FAMILY
Yes, there is definite joy in the American road trip, even the modern ones with Google maps, in-car entertainment, and multi-zone climate control.
We are all tired, all of us on the last night in the last hotel on the last leg of a rolling road trip to visit family in New Jersey. It’s a solid two hours past our children’s normal bedtime, but they are awake, their little blonde heads still damp from swimming in the hotel pool, their eyes sleepily watching cartoons as the air conditioner kicks on to chill us to sleep.
Our hotel is in Front Royal, Virginia, a town that sits along the Shenandoah ridge, one with a friendly looking Appalachian downtown and businesses named Smoots Auto Center and Knotty Pine Restaurant and Lounge. I don’t know anything about this town beyond noticing that there are a lot of what I would describe as motor lodges, a vestige, perhaps, of a time when more tourists pulled off Highway 522 to explore the caverns buried around these valleys.

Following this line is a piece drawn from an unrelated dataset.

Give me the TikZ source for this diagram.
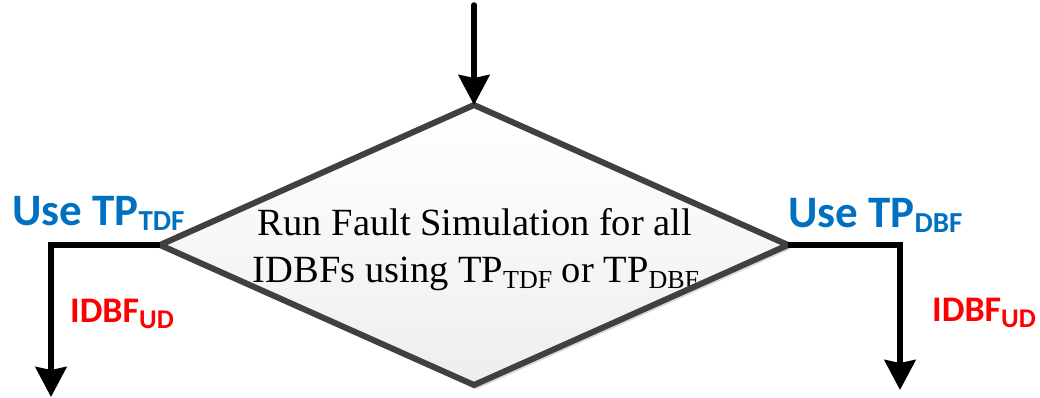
\documentclass[tikz,border=0pt]{standalone}
\usepackage{fontspec}
\setmainfont{Liberation Serif}
\newfontfamily\labelfont{Carlito}
\newfontfamily\bodyfont{Liberation Serif}
\usetikzlibrary{arrows.meta,shapes.geometric,shadows}

\definecolor{tpblue}{HTML}{0070C0}
\definecolor{udred}{HTML}{FF0000}
\definecolor{edgegray}{HTML}{404040}
\definecolor{fillbot}{HTML}{EEEEEE}

% subscripts for the bold labels and for the body text
\newcommand\bigsub[1]{\raisebox{-5pt}{\fontsize{29}{29}\selectfont #1}}
\newcommand\smallsub[1]{\raisebox{-6pt}{\fontsize{27}{27}\selectfont #1}}
\newcommand\bodysub[1]{\raisebox{-6pt}{\fontsize{26}{26}\selectfont #1}}

\begin{document}
\begin{tikzpicture}[x=1pt,y=-1pt,
  flow/.style={line width=5.5pt,black,
    -{Stealth[length=30pt,width=31pt,inset=3pt]}},
  decision/.style={diamond,minimum width=628pt,minimum height=280pt,
    inner sep=0pt,outer sep=0pt},
  tplabel/.style={inner sep=0pt,anchor=base west,text=tpblue,
    font=\labelfont\bfseries\fontsize{45}{45}\selectfont},
  udlabel/.style={inner sep=0pt,anchor=base west,text=udred,
    font=\labelfont\bfseries\fontsize{36}{36}\selectfont},
  bodyline/.style={inner sep=0pt,anchor=base,
    font=\bodyfont\fontsize{38.5}{38.5}\selectfont},
]
\useasboundingbox (0,0) rectangle (1040,398);

% decision diamond: shaded body with a soft shadow
\node[decision,top color=white,bottom color=fillbot,
  drop shadow={shadow xshift=3pt,shadow yshift=-4pt,fill=black!25,opacity=0.6}]
  (d) at (474,245) {};

% text inside the diamond
\node[bodyline] (line1) at (475,235) {Run Fault Simulation for all};
\node[bodyline] (line2) at (476,282)
  {IDBFs using TP\bodysub{TDF} or TP\bodysub{DBF}};

% diamond outline, drawn over the text
\draw[edgegray,line width=6pt,line join=miter]
  (d.north) -- (d.east) -- (d.south) -- (d.west) -- cycle;

% incoming arrow
\coordinate (in) at (474,5);
\draw[flow,line cap=round] (in) -- (d.north);

% left branch
\coordinate (lcorner) at (51,245);
\coordinate (lend) at (51,397);
\draw[flow,line join=miter] (d.west) -- (lcorner) -- (lend);

% right branch
\coordinate (rcorner) at (900,245);
\coordinate (rend) at (900,390);
\draw[flow,line join=miter] (d.east) -- (rcorner) -- (rend);

% branch labels
\node[tplabel] (usetdf) at (12,225) {Use TP\bigsub{TDF}};
\node[tplabel] (usedbf) at (788,227) {Use TP\bigsub{DBF}};
\node[udlabel] (udleft) at (70,322) {IDBF\smallsub{UD}};
\node[udlabel] (udright) at (932,321) {IDBF\smallsub{UD}};
\end{tikzpicture}
\end{document}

This trip has been one of constant motion. We’d started this morning in a different hotel a stone’s throw from the Jersey Shore, were treated to breakfast by my aunt and uncle and their grandson, and followed that with an abbreviated but fun board game session. The night before, we’d been at a different aunt and uncle’s house, splayed out on their deck in the mild evening, my cousin’s Pandora channel playing on the outdoor speakers while their dogs yipped about. The day before, a cookout and hours-long swim at my cousin’s house in North Jersey; the day before, time spent with my aunt and three cousins at her townhouse.
In total: we have hugged and visited sixteen aunts, uncles, and cousins and their children at four different stops. In the mornings, we try to explain to our children who they are meeting and remind them how they are related.